### Stated problem
Copy every line that holds "React".

### Data lines
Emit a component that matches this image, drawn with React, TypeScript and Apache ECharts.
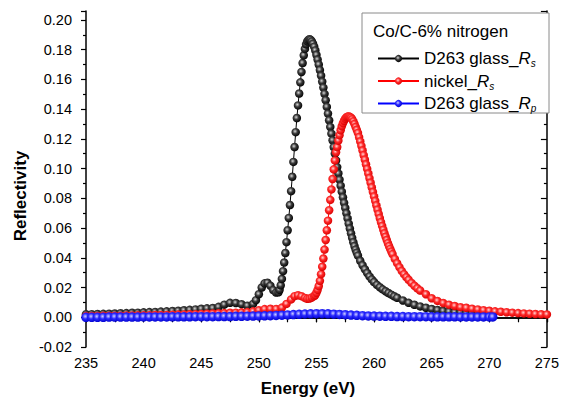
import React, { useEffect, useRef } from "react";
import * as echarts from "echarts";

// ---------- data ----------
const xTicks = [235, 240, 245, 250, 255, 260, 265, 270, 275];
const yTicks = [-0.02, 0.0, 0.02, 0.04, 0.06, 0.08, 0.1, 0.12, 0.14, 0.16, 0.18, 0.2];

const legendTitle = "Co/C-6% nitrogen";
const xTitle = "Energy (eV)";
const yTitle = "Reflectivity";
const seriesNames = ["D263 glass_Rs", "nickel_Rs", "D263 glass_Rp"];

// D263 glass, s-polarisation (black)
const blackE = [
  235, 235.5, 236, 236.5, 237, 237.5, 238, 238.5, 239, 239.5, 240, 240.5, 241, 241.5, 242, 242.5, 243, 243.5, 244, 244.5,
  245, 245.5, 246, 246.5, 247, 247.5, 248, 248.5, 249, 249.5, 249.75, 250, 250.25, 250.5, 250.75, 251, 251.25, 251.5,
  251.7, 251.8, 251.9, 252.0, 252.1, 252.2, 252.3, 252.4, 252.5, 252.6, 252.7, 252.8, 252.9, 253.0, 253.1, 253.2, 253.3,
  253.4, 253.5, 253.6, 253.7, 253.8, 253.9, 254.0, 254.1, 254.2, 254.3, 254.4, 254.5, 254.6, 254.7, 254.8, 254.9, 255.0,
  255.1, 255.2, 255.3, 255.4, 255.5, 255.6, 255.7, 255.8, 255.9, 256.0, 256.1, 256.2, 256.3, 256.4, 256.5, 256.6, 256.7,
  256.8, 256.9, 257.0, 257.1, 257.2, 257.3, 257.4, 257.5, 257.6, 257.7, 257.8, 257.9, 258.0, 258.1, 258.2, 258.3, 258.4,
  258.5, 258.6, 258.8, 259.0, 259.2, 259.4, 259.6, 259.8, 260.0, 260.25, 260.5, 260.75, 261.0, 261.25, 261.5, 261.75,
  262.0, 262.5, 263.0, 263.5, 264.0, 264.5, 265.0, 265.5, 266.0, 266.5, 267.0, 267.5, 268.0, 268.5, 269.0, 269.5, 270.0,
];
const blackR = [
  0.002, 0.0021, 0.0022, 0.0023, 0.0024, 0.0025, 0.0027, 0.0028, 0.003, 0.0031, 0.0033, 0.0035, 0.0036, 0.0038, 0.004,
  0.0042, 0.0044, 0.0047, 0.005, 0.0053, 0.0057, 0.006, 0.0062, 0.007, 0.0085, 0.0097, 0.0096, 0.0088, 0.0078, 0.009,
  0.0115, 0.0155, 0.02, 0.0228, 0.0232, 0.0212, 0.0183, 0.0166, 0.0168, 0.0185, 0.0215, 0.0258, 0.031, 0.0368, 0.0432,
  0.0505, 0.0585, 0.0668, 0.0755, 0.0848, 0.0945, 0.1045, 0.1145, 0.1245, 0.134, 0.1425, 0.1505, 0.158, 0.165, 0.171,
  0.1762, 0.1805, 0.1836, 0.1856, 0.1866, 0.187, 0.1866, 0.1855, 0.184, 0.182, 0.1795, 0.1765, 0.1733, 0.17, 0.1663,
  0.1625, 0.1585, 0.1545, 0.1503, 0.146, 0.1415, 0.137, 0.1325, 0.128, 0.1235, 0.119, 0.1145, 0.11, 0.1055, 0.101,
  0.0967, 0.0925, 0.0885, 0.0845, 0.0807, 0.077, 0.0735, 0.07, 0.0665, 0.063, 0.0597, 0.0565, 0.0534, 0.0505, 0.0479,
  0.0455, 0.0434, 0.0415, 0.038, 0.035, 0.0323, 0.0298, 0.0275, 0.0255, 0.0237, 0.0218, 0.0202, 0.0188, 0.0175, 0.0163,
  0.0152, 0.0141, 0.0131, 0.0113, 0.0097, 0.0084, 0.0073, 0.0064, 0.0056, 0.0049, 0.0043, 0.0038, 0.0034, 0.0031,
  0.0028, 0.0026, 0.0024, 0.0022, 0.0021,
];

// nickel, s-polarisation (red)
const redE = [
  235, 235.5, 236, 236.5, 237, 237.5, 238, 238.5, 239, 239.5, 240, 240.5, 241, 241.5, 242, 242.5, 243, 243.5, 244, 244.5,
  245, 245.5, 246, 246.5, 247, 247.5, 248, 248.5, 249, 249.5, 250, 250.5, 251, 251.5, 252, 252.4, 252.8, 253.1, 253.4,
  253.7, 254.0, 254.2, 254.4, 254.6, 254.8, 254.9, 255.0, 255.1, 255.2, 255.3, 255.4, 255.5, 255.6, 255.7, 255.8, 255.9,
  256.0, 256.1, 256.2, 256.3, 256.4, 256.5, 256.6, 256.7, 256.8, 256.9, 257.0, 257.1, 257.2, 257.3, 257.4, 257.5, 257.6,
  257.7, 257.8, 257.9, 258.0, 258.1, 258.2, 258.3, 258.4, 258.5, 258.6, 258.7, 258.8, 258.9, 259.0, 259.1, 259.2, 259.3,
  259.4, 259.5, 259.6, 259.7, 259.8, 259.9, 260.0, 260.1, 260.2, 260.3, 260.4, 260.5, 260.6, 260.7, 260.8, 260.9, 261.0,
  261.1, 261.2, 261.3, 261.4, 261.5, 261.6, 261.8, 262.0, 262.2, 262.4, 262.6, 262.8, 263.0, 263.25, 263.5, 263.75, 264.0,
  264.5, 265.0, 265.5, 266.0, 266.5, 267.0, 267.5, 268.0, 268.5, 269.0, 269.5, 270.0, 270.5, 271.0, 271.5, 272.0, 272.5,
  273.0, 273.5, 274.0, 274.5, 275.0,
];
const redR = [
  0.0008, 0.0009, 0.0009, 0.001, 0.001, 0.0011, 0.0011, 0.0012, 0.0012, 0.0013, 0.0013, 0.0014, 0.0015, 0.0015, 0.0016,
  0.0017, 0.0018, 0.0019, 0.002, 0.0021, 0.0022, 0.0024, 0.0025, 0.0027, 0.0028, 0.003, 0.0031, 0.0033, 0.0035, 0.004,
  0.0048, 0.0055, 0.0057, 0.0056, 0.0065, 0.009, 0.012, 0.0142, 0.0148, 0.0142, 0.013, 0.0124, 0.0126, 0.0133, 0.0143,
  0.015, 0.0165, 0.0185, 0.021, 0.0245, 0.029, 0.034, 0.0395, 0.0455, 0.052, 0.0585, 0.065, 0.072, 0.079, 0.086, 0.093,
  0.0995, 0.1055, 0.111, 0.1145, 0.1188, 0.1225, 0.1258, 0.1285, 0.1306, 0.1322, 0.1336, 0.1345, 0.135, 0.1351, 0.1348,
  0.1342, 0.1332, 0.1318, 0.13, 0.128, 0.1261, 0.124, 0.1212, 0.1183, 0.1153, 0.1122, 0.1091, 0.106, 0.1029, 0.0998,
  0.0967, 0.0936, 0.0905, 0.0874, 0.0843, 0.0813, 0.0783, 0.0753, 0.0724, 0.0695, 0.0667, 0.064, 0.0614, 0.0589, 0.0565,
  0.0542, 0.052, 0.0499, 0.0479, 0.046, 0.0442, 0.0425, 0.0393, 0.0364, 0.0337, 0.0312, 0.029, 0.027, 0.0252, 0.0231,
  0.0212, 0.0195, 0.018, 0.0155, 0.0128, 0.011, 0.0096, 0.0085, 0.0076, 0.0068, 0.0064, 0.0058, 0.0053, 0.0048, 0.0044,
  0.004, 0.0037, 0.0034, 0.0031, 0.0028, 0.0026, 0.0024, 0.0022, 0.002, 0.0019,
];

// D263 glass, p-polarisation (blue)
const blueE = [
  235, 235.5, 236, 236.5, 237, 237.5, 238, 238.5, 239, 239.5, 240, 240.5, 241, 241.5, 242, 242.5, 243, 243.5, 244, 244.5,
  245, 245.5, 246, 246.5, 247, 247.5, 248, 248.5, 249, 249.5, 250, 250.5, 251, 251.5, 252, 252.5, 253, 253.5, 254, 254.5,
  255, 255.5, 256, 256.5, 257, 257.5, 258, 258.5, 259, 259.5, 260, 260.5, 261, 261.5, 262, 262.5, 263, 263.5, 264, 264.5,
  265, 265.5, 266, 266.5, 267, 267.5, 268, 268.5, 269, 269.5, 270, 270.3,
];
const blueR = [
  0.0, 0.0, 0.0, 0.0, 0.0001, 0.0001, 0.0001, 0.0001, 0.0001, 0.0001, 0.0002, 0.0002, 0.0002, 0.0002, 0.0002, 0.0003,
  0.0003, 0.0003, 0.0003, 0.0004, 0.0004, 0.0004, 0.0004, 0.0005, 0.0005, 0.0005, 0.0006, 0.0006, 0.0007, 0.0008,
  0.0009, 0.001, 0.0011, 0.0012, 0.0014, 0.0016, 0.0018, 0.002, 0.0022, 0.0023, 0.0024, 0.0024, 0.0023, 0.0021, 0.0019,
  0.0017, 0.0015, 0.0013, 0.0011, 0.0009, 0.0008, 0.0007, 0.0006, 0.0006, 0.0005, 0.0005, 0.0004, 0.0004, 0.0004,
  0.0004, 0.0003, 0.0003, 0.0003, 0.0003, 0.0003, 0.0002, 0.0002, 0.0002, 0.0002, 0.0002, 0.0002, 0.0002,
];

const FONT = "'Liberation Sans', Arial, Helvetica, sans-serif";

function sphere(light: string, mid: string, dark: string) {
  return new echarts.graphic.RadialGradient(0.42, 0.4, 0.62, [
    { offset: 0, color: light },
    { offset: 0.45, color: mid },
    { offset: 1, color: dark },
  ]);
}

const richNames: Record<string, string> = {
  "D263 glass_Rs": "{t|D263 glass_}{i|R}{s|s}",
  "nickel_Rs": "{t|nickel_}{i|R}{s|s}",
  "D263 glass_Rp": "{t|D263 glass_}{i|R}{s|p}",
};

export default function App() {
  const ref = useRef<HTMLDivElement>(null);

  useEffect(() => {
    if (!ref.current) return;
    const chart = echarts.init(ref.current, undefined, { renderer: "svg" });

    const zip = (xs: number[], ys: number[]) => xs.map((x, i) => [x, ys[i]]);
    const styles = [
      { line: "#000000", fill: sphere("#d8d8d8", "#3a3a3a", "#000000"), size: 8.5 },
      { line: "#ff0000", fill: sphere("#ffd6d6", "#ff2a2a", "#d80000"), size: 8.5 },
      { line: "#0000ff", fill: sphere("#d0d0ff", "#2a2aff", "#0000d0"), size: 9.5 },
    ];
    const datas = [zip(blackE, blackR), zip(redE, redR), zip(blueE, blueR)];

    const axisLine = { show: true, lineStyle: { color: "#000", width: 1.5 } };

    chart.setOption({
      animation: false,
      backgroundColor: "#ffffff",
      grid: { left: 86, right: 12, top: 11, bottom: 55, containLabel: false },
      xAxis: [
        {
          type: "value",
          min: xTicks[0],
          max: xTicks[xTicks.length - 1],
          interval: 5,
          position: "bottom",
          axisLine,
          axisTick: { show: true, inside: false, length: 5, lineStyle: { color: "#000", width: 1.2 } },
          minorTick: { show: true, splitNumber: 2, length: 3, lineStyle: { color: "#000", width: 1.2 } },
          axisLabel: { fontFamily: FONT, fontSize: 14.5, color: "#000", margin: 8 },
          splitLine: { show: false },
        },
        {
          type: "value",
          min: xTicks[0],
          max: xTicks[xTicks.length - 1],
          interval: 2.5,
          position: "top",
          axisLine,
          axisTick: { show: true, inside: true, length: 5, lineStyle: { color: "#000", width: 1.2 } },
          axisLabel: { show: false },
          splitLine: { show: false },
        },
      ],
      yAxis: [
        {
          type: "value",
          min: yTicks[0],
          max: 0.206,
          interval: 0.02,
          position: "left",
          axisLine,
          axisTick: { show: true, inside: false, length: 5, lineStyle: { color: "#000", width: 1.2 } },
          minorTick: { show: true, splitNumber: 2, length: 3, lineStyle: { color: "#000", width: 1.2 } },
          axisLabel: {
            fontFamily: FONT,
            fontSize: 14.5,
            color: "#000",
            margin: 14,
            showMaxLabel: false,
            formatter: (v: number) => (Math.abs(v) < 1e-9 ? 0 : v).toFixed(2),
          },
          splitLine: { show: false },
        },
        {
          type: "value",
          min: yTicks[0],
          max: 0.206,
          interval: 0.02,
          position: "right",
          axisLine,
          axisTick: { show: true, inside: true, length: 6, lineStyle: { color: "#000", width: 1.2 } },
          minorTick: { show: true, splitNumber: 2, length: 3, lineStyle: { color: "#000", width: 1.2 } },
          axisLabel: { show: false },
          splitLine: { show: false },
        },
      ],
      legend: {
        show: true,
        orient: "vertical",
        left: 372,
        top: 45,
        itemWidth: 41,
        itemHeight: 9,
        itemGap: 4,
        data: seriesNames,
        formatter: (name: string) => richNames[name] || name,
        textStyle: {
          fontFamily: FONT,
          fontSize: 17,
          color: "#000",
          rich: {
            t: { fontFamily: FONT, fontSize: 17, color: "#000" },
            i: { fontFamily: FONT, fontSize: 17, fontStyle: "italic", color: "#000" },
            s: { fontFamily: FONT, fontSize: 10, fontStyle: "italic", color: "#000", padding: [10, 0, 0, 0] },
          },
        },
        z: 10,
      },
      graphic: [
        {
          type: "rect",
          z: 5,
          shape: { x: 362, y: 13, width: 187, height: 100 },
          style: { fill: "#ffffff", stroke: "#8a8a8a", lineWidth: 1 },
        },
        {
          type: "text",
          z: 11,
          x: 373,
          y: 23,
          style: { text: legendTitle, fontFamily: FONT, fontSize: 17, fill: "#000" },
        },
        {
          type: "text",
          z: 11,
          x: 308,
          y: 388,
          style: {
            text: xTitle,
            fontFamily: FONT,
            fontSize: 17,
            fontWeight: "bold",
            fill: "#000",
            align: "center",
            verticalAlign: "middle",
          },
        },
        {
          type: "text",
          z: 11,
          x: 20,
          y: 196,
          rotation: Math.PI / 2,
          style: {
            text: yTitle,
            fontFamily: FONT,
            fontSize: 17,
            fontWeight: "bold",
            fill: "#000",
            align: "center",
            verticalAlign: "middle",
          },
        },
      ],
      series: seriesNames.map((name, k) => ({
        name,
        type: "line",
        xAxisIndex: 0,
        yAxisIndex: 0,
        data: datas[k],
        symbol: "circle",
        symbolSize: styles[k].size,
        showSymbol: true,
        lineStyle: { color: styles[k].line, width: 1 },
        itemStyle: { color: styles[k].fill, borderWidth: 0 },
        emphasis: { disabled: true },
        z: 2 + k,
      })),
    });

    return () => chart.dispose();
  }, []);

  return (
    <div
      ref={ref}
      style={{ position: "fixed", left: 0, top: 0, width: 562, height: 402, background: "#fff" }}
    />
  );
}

### Finished task
Emit a component that matches this image, drawn with React, TypeScript and Apache ECharts.
import React, { useEffect, useRef } from "react";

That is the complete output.